--- AVAILABLE DATA ---
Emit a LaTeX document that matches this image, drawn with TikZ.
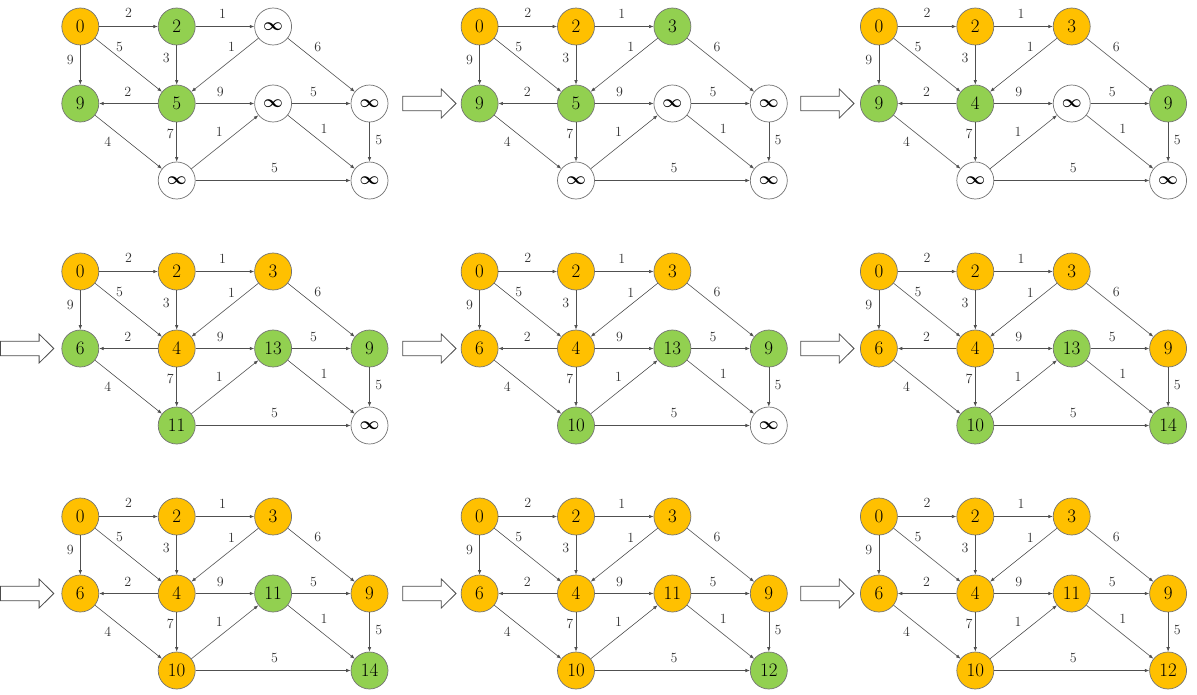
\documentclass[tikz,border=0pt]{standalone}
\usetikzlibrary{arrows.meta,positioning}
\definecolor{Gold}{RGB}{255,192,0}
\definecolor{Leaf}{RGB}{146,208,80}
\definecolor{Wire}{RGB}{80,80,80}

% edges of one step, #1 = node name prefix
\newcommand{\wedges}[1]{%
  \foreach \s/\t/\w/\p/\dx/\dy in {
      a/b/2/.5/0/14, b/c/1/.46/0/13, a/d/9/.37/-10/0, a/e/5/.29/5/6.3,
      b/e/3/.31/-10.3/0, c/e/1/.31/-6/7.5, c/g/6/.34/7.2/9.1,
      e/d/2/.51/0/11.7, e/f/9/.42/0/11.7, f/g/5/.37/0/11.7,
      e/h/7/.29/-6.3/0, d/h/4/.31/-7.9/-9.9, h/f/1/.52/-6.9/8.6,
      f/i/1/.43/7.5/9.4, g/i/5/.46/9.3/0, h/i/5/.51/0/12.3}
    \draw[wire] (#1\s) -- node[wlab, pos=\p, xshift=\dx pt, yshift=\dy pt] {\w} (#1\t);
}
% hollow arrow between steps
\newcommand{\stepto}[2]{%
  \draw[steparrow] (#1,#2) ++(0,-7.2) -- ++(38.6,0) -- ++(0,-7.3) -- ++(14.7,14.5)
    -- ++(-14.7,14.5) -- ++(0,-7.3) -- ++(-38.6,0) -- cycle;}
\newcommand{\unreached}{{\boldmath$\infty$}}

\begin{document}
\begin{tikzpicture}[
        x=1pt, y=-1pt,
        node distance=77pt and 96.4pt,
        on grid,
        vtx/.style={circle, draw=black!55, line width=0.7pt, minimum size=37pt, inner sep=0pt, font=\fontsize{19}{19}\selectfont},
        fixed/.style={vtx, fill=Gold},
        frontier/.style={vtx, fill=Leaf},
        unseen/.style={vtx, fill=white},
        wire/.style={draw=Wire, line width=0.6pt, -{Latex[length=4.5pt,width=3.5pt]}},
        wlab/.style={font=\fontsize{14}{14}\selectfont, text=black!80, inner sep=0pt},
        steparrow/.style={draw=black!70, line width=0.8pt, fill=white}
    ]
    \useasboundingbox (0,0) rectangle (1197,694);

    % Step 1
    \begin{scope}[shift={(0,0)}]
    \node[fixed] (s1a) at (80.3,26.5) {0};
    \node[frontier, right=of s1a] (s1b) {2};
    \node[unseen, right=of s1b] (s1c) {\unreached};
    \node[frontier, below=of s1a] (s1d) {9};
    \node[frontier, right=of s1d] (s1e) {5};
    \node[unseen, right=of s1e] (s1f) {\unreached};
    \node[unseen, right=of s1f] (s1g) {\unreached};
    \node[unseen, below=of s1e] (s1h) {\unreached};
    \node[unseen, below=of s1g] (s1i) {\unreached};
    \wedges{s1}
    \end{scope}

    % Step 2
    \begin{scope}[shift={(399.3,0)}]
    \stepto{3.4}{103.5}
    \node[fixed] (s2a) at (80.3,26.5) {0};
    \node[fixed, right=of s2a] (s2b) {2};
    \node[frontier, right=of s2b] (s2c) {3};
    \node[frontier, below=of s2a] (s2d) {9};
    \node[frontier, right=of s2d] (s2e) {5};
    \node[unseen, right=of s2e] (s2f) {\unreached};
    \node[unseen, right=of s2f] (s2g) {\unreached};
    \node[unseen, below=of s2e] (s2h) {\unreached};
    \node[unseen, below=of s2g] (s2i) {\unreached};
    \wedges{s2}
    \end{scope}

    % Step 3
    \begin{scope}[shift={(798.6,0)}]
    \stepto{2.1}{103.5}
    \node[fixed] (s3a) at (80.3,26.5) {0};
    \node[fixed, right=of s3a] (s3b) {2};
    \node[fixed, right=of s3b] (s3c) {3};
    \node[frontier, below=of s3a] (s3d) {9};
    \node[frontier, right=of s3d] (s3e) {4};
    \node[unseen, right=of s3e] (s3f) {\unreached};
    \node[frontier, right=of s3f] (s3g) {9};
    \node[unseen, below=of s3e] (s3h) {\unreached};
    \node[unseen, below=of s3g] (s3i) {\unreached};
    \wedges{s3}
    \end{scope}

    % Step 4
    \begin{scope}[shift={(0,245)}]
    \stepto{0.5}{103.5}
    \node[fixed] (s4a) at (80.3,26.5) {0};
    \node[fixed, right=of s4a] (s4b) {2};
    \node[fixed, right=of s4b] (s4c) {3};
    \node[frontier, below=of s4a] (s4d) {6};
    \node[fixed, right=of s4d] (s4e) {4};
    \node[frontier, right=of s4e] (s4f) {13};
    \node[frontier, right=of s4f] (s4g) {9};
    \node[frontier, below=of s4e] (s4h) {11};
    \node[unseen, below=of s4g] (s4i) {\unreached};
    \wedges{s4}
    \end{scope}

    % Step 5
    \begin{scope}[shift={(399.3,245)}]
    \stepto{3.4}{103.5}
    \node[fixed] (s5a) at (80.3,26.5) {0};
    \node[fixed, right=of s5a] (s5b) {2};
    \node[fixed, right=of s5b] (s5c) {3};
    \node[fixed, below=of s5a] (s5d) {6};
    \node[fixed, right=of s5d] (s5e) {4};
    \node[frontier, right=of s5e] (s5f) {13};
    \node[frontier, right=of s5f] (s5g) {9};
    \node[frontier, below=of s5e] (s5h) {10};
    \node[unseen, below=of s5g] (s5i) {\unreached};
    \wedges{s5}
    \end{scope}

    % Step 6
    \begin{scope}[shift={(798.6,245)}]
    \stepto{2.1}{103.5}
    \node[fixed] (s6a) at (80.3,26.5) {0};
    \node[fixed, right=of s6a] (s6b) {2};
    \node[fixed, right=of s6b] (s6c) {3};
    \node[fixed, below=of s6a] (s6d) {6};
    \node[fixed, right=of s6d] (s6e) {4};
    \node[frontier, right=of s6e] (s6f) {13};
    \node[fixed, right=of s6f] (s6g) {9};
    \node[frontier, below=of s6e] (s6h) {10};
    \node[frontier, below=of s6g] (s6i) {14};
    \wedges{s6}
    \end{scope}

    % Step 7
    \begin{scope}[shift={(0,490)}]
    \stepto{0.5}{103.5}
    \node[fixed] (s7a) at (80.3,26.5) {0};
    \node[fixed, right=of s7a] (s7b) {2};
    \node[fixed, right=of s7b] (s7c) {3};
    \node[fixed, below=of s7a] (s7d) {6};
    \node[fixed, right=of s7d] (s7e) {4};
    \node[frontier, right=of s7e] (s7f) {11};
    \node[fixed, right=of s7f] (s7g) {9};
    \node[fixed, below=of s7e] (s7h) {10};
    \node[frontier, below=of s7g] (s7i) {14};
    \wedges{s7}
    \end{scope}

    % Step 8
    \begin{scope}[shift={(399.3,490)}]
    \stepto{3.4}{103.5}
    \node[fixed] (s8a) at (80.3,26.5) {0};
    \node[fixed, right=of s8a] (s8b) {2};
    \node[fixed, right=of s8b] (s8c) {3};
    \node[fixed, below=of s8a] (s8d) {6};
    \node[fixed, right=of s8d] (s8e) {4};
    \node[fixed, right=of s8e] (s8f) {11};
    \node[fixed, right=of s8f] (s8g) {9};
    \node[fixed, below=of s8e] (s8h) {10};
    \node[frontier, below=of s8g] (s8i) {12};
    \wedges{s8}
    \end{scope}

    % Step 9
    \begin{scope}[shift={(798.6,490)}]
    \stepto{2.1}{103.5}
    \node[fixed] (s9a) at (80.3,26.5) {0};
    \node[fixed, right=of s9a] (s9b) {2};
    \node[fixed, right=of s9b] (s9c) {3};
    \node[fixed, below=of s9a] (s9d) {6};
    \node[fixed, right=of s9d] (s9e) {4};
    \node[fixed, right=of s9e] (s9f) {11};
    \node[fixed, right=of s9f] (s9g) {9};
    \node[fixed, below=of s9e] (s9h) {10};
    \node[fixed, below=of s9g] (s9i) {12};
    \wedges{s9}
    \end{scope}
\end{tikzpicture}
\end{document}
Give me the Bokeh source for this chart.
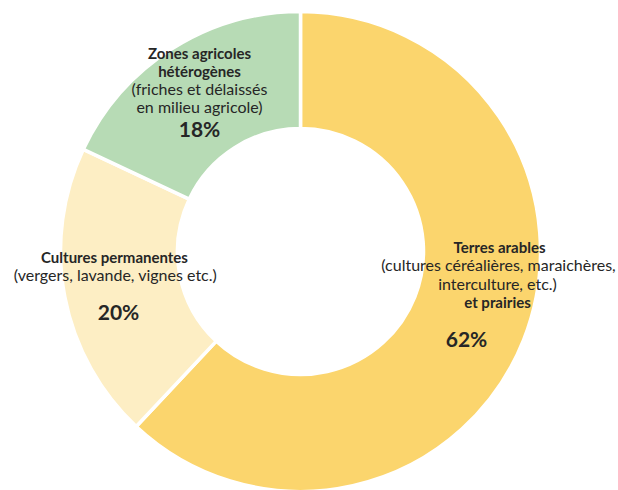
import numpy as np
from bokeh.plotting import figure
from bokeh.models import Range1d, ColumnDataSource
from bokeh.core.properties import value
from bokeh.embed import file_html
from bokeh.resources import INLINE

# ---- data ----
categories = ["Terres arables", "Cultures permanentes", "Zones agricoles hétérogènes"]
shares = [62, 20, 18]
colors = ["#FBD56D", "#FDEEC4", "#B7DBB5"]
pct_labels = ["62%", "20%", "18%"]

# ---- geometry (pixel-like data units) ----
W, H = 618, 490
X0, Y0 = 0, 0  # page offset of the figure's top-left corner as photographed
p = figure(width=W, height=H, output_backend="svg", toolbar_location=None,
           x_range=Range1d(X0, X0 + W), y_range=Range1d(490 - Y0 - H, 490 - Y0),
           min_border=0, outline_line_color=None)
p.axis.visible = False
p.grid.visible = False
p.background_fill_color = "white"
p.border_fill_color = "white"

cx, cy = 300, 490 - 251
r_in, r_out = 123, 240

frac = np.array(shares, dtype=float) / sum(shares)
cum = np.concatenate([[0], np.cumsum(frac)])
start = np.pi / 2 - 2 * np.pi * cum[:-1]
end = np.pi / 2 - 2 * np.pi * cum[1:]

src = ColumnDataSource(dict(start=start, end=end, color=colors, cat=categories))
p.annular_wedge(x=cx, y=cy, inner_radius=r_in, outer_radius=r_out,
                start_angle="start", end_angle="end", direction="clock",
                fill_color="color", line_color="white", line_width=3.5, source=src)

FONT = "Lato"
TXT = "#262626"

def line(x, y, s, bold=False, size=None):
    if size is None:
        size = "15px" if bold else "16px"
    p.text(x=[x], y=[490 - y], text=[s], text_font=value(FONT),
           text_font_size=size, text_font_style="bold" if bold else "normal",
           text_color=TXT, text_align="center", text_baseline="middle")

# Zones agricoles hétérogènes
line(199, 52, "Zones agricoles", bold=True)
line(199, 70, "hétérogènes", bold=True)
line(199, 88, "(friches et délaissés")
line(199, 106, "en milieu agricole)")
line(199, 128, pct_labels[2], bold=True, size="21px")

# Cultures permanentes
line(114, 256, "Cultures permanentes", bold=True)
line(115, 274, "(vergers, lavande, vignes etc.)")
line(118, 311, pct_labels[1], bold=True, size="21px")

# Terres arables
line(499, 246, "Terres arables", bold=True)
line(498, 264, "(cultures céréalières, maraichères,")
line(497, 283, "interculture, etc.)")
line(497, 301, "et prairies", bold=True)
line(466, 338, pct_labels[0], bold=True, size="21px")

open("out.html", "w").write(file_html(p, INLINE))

--- DIRECTIONS ---
Set down nothing but the lines from the one holding "Give me the Bokeh source for this chart." through the one holding "r_in, r_out = 123, 240", both included, exactly as they appear; any picture is left out.

--- EXERCISE ANSWER ---
Give me the Bokeh source for this chart.
import numpy as np
from bokeh.plotting import figure
from bokeh.models import Range1d, ColumnDataSource
from bokeh.core.properties import value
from bokeh.embed import file_html
from bokeh.resources import INLINE

# ---- data ----
categories = ["Terres arables", "Cultures permanentes", "Zones agricoles hétérogènes"]
shares = [62, 20, 18]
colors = ["#FBD56D", "#FDEEC4", "#B7DBB5"]
pct_labels = ["62%", "20%", "18%"]

# ---- geometry (pixel-like data units) ----
W, H = 618, 490
X0, Y0 = 0, 0  # page offset of the figure's top-left corner as photographed
p = figure(width=W, height=H, output_backend="svg", toolbar_location=None,
           x_range=Range1d(X0, X0 + W), y_range=Range1d(490 - Y0 - H, 490 - Y0),
           min_border=0, outline_line_color=None)
p.axis.visible = False
p.grid.visible = False
p.background_fill_color = "white"
p.border_fill_color = "white"

cx, cy = 300, 490 - 251
r_in, r_out = 123, 240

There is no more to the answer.